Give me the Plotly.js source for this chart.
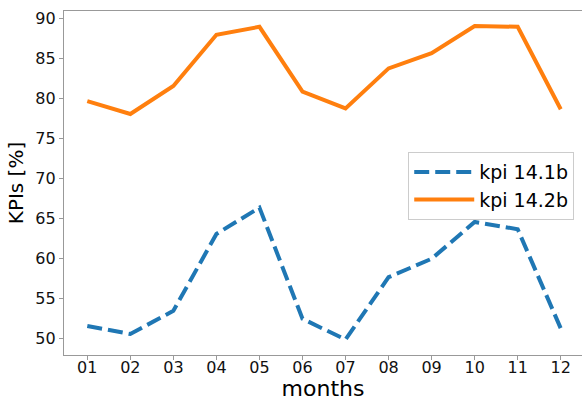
<!DOCTYPE html>
<html>
<head>
<meta charset="utf-8">
<script src="https://cdn.plot.ly/plotly-3.0.1.min.js"></script>
<style>html,body{margin:0;padding:0;background:#fff;overflow:hidden}</style>
</head>
<body>
<div id="chart" style="width:582px;height:401px"></div>
<script>
const months = ["01","02","03","04","05","06","07","08","09","10","11","12"];
const kpi141b = [51.5, 50.5, 53.4, 63.0, 66.3, 52.4, 49.8, 57.6, 59.9, 64.5, 63.6, 51.2];
const kpi142b = [79.6, 78.0, 81.5, 87.9, 88.9, 80.8, 78.7, 83.7, 85.6, 89.0, 88.9, 78.6];
const seriesNames = ["kpi 14.1b", "kpi 14.2b"];

const idx = months.map((m, i) => i);
const traces = [
  {x: idx, y: kpi141b, name: seriesNames[0], mode: "lines",
   line: {color: "#1f77b4", width: 4, dash: "15px,6px"}},
  {x: idx, y: kpi142b, name: seriesNames[1], mode: "lines",
   line: {color: "#ff7f0e", width: 4}}
];
const font = "DejaVu Sans, sans-serif";
const layout = {
  width: 582, height: 401,
  margin: {l: 64, r: 0, t: 11, b: 46},
  paper_bgcolor: "#fff", plot_bgcolor: "#fff",
  showlegend: true,
  font: {family: font, color: "#000"},
  xaxis: {
    range: [-0.541, 11.494], tickvals: idx, ticktext: months,
    showgrid: false, zeroline: false, showline: true, mirror: true,
    linecolor: "#999", linewidth: 1.2,
    ticks: "outside", ticklen: 4, tickcolor: "#999",
    ticklabelstandoff: -6,
    tickfont: {size: 16, family: font, color: "#111"},
    title: {text: "months", font: {size: 22, family: font}, standoff: 4}
  },
  yaxis: {
    range: [47.875, 90.875], tickvals: [50,55,60,65,70,75,80,85,90],
    showgrid: false, zeroline: false, showline: true,
    linecolor: "#999", linewidth: 1.2,
    ticks: "outside", ticklen: 4, tickcolor: "#999",
    tickfont: {size: 16, family: font, color: "#111"},
    title: {text: "KPIs [%]", font: {size: 20, family: font}, standoff: 6}
  },
  legend: {
    x: 0.985, y: 0.59, xanchor: "right", yanchor: "top",
    bgcolor: "#fff", bordercolor: "#ccc", borderwidth: 1,
    font: {size: 19, family: font},
    itemwidth: 60
  }
};
Plotly.newPlot("chart", traces, layout, {displayModeBar: false, staticPlot: true});
</script>
</body>
</html>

++++++++

* Exercise goal: In this exercise, set down all of the data exactly, without the pictures.

* Problem solution:
Give me the Plotly.js source for this chart.
<!DOCTYPE html>
<html>
<head>
<meta charset="utf-8">
<script src="https://cdn.plot.ly/plotly-3.0.1.min.js"></script>
<style>html,body{margin:0;padding:0;background:#fff;overflow:hidden}</style>
</head>
<body>
<div id="chart" style="width:582px;height:401px"></div>
<script>
const months = ["01","02","03","04","05","06","07","08","09","10","11","12"];
const kpi141b = [51.5, 50.5, 53.4, 63.0, 66.3, 52.4, 49.8, 57.6, 59.9, 64.5, 63.6, 51.2];
const kpi142b = [79.6, 78.0, 81.5, 87.9, 88.9, 80.8, 78.7, 83.7, 85.6, 89.0, 88.9, 78.6];
const seriesNames = ["kpi 14.1b", "kpi 14.2b"];

const idx = months.map((m, i) => i);
const traces = [
  {x: idx, y: kpi141b, name: seriesNames[0], mode: "lines",
   line: {color: "#1f77b4", width: 4, dash: "15px,6px"}},
  {x: idx, y: kpi142b, name: seriesNames[1], mode: "lines",
   line: {color: "#ff7f0e", width: 4}}
];
const font = "DejaVu Sans, sans-serif";
const layout = {
  width: 582, height: 401,
  margin: {l: 64, r: 0, t: 11, b: 46},
  paper_bgcolor: "#fff", plot_bgcolor: "#fff",
  showlegend: true,
  font: {family: font, color: "#000"},
  xaxis: {
    range: [-0.541, 11.494], tickvals: idx, ticktext: months,
    showgrid: false, zeroline: false, showline: true, mirror: true,
    linecolor: "#999", linewidth: 1.2,
    ticks: "outside", ticklen: 4, tickcolor: "#999",
    ticklabelstandoff: -6,
    tickfont: {size: 16, family: font, color: "#111"},
    title: {text: "months", font: {size: 22, family: font}, standoff: 4}
  },
  yaxis: {
    range: [47.875, 90.875], tickvals: [50,55,60,65,70,75,80,85,90],
    showgrid: false, zeroline: false, showline: true,
    linecolor: "#999", linewidth: 1.2,
    ticks: "outside", ticklen: 4, tickcolor: "#999",
    tickfont: {size: 16, family: font, color: "#111"},
    title: {text: "KPIs [%]", font: {size: 20, family: font}, standoff: 6}
  },
  legend: {
    x: 0.985, y: 0.59, xanchor: "right", yanchor: "top",
    bgcolor: "#fff", bordercolor: "#ccc", borderwidth: 1,
    font: {size: 19, family: font},
    itemwidth: 60
  }
};
Plotly.newPlot("chart", traces, layout, {displayModeBar: false, staticPlot: true});
</script>
</body>
</html>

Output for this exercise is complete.